What was your best experience during this assignment?

It's amazing to watch greater bulldog bats—also called fishing bats—feed. They're big orange bats, and they use their sonar to locate fish that swim so close to the water's surface that their bodies form little bumps on the water. Then they scoop the fish up with their long claws. Watching a group of five or six come in close was like witnessing a ballet at twilight, particularly when you can see them from a boat or a pier with birds, frogs, and cicadas calling in the background.

What was your worst experience during this assignment?

Bats have a bad reputation. That's true in Panama, and it's true in the United States. It was kind of sad to talk to people who lump all bats in with vampire bats, saying they're evil and give you rabies. People just kill them when they find them in their houses. Sure, when forests are logged and cattle are brought in to graze, vampire bats may feed on them. But many other bat species are very important as pollinators, pest controllers, and dispersers of tree fruit seeds. They're beautiful, sweet little guys. I'd really like to see a change in people's perceptions of them.

What was the strangest experience during this assignment?
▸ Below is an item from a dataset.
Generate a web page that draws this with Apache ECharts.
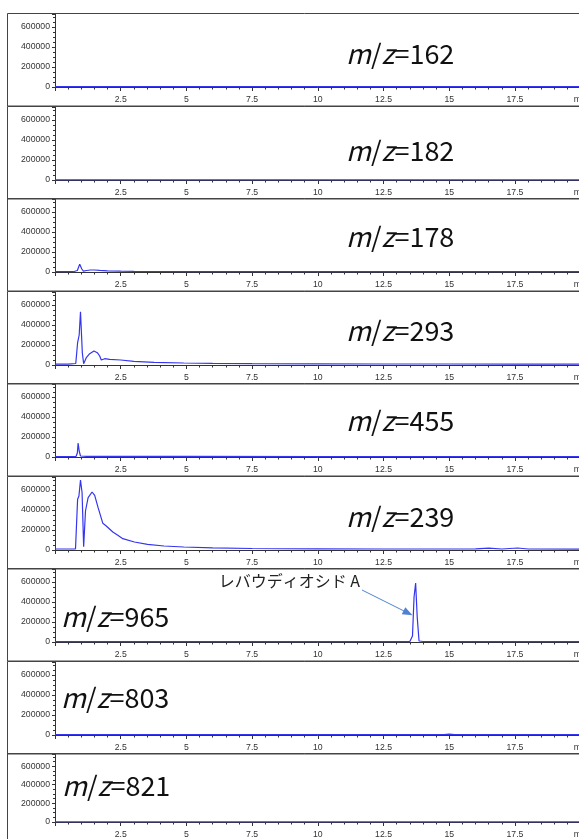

A lot of bats roost in the trunks of trees—some in big groups—and it doesn't smell so nice in there. They often hang in bundles to keep each other warm. I found a very big hollow tree with a not-so-big entrance hole, just enough so that I could squeeze my shoulders through. I got in there with my lights, but it wasn't very comfortable. When the bats got excited and woke up, they started peeing. I got peed on! A lot. On top of that, a very big cockroach lives in these trees. The walls were covered with them. I was in there only half an hour, and I had a cloth over my mouth and nose, but it wasn't too great.